- _THE EXERCISE_: Transcribe the listing that follows in full, omitting pictures.

- _DATASET SECTION_:
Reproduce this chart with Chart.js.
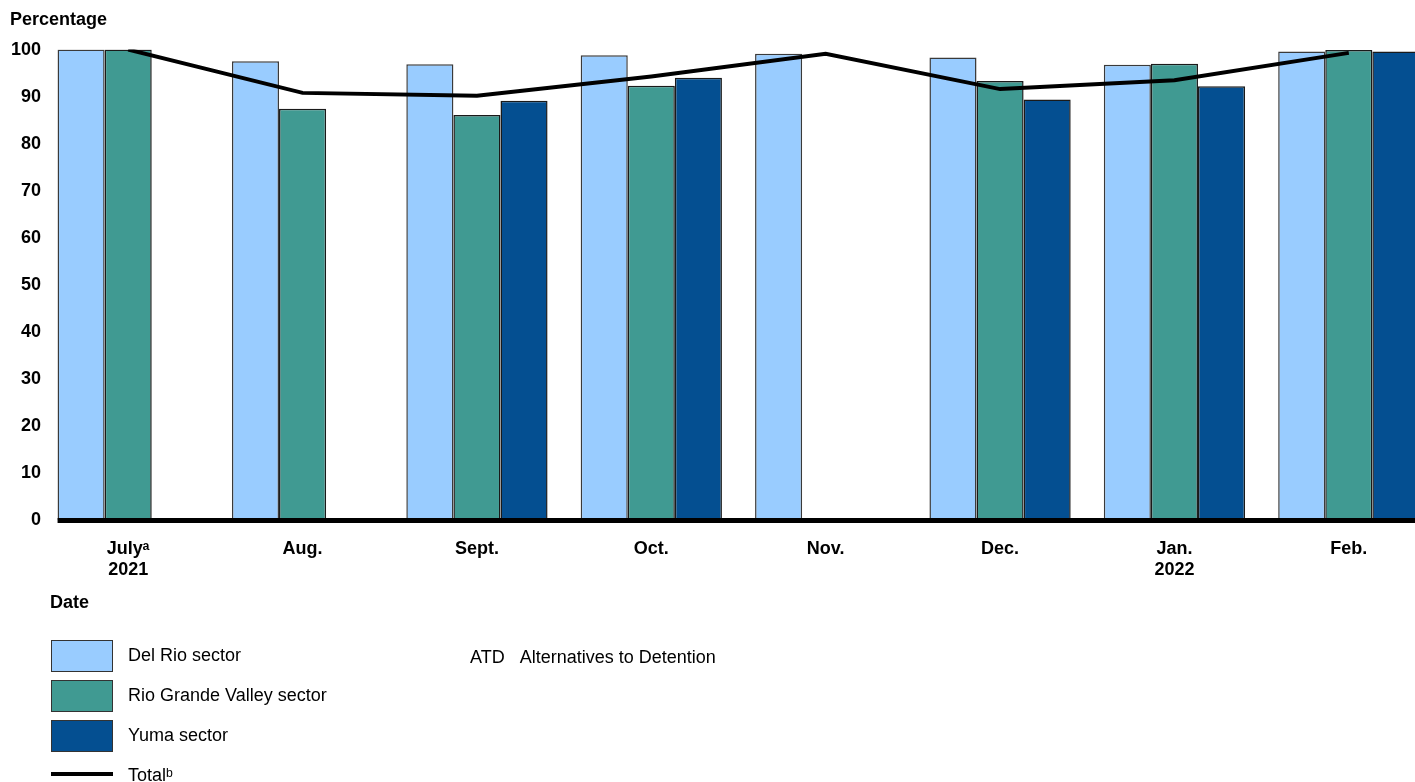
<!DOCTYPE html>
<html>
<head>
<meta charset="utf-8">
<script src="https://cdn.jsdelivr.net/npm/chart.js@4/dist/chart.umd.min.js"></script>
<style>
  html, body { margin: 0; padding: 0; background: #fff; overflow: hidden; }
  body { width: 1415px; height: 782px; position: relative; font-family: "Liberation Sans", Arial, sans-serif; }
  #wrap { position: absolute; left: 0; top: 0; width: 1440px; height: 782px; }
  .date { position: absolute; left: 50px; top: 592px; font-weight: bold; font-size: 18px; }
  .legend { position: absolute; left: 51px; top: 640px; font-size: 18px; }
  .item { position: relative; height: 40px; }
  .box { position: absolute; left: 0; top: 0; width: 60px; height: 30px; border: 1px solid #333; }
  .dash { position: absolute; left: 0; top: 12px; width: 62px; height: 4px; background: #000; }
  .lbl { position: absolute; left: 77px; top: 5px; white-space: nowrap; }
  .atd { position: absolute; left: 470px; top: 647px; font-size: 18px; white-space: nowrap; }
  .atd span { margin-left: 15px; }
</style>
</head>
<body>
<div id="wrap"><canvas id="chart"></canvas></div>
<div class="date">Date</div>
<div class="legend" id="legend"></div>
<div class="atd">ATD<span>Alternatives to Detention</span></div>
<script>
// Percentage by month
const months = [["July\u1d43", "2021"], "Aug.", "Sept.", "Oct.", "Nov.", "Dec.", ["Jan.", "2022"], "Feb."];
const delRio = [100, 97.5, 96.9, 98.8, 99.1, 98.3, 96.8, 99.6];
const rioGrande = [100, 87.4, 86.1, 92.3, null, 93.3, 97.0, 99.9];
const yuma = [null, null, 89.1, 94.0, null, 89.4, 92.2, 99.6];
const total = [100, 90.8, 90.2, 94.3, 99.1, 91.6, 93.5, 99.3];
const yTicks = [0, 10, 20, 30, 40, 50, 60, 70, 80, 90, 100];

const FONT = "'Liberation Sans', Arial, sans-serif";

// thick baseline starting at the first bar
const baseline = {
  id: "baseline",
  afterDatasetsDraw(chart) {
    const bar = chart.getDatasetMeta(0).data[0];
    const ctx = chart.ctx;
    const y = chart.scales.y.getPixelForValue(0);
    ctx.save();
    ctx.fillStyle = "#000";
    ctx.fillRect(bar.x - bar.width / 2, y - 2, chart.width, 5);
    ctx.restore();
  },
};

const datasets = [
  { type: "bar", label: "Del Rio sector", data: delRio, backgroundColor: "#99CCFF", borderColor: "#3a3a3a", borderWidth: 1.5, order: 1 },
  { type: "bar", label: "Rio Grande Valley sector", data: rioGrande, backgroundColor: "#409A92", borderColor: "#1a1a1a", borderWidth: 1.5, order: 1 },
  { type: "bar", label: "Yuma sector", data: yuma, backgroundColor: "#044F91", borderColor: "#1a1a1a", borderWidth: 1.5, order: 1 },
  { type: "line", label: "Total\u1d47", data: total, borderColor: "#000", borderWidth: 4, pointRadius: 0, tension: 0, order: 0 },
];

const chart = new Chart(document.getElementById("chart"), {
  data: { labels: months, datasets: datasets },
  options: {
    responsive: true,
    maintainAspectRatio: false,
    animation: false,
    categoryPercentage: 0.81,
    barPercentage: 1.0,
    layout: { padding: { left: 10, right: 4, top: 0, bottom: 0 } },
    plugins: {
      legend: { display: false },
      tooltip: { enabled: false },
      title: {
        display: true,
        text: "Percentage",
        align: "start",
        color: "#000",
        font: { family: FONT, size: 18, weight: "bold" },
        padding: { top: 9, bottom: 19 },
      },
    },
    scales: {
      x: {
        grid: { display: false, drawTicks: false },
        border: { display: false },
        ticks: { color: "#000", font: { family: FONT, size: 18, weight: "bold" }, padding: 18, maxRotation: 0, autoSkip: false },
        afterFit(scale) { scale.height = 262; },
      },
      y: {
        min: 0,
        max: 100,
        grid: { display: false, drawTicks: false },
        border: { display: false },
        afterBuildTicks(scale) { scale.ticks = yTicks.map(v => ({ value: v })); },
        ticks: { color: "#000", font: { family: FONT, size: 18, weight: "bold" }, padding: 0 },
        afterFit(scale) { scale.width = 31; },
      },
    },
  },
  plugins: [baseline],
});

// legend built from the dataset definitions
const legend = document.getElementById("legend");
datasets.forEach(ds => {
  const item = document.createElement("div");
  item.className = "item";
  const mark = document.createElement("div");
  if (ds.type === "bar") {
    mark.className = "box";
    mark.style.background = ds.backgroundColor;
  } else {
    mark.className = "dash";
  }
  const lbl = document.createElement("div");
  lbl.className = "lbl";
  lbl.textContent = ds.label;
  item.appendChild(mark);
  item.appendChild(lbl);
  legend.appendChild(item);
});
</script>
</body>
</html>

- _EXERCISE ANSWER_:
Reproduce this chart with Chart.js.
<!DOCTYPE html>
<html>
<head>
<meta charset="utf-8">
<script src="https://cdn.jsdelivr.net/npm/chart.js@4/dist/chart.umd.min.js"></script>
<style>
  html, body { margin: 0; padding: 0; background: #fff; overflow: hidden; }
  body { width: 1415px; height: 782px; position: relative; font-family: "Liberation Sans", Arial, sans-serif; }
  #wrap { position: absolute; left: 0; top: 0; width: 1440px; height: 782px; }
  .date { position: absolute; left: 50px; top: 592px; font-weight: bold; font-size: 18px; }
  .legend { position: absolute; left: 51px; top: 640px; font-size: 18px; }
  .item { position: relative; height: 40px; }
  .box { position: absolute; left: 0; top: 0; width: 60px; height: 30px; border: 1px solid #333; }
  .dash { position: absolute; left: 0; top: 12px; width: 62px; height: 4px; background: #000; }
  .lbl { position: absolute; left: 77px; top: 5px; white-space: nowrap; }
  .atd { position: absolute; left: 470px; top: 647px; font-size: 18px; white-space: nowrap; }
  .atd span { margin-left: 15px; }
</style>
</head>
<body>
<div id="wrap"><canvas id="chart"></canvas></div>
<div class="date">Date</div>
<div class="legend" id="legend"></div>
<div class="atd">ATD<span>Alternatives to Detention</span></div>
<script>
// Percentage by month
const months = [["July\u1d43", "2021"], "Aug.", "Sept.", "Oct.", "Nov.", "Dec.", ["Jan.", "2022"], "Feb."];
const delRio = [100, 97.5, 96.9, 98.8, 99.1, 98.3, 96.8, 99.6];
const rioGrande = [100, 87.4, 86.1, 92.3, null, 93.3, 97.0, 99.9];
const yuma = [null, null, 89.1, 94.0, null, 89.4, 92.2, 99.6];
const total = [100, 90.8, 90.2, 94.3, 99.1, 91.6, 93.5, 99.3];
const yTicks = [0, 10, 20, 30, 40, 50, 60, 70, 80, 90, 100];

const FONT = "'Liberation Sans', Arial, sans-serif";

// thick baseline starting at the first bar
const baseline = {
  id: "baseline",
  afterDatasetsDraw(chart) {
    const bar = chart.getDatasetMeta(0).data[0];
    const ctx = chart.ctx;
    const y = chart.scales.y.getPixelForValue(0);
    ctx.save();
    ctx.fillStyle = "#000";
    ctx.fillRect(bar.x - bar.width / 2, y - 2, chart.width, 5);
    ctx.restore();
  },
};

const datasets = [
  { type: "bar", label: "Del Rio sector", data: delRio, backgroundColor: "#99CCFF", borderColor: "#3a3a3a", borderWidth: 1.5, order: 1 },
  { type: "bar", label: "Rio Grande Valley sector", data: rioGrande, backgroundColor: "#409A92", borderColor: "#1a1a1a", borderWidth: 1.5, order: 1 },
  { type: "bar", label: "Yuma sector", data: yuma, backgroundColor: "#044F91", borderColor: "#1a1a1a", borderWidth: 1.5, order: 1 },
  { type: "line", label: "Total\u1d47", data: total, borderColor: "#000", borderWidth: 4, pointRadius: 0, tension: 0, order: 0 },
];

const chart = new Chart(document.getElementById("chart"), {
  data: { labels: months, datasets: datasets },
  options: {
    responsive: true,
    maintainAspectRatio: false,
    animation: false,
    categoryPercentage: 0.81,
    barPercentage: 1.0,
    layout: { padding: { left: 10, right: 4, top: 0, bottom: 0 } },
    plugins: {
      legend: { display: false },
      tooltip: { enabled: false },
      title: {
        display: true,
        text: "Percentage",
        align: "start",
        color: "#000",
        font: { family: FONT, size: 18, weight: "bold" },
        padding: { top: 9, bottom: 19 },
      },
    },
    scales: {
      x: {
        grid: { display: false, drawTicks: false },
        border: { display: false },
        ticks: { color: "#000", font: { family: FONT, size: 18, weight: "bold" }, padding: 18, maxRotation: 0, autoSkip: false },
        afterFit(scale) { scale.height = 262; },
      },
      y: {
        min: 0,
        max: 100,
        grid: { display: false, drawTicks: false },
        border: { display: false },
        afterBuildTicks(scale) { scale.ticks = yTicks.map(v => ({ value: v })); },
        ticks: { color: "#000", font: { family: FONT, size: 18, weight: "bold" }, padding: 0 },
        afterFit(scale) { scale.width = 31; },
      },
    },
  },
  plugins: [baseline],
});

// legend built from the dataset definitions
const legend = document.getElementById("legend");
datasets.forEach(ds => {
  const item = document.createElement("div");
  item.className = "item";
  const mark = document.createElement("div");
  if (ds.type === "bar") {
    mark.className = "box";
    mark.style.background = ds.backgroundColor;
  } else {
    mark.className = "dash";
  }
  const lbl = document.createElement("div");
  lbl.className = "lbl";
  lbl.textContent = ds.label;
  item.appendChild(mark);
  item.appendChild(lbl);
  legend.appendChild(item);
});
</script>
</body>
</html>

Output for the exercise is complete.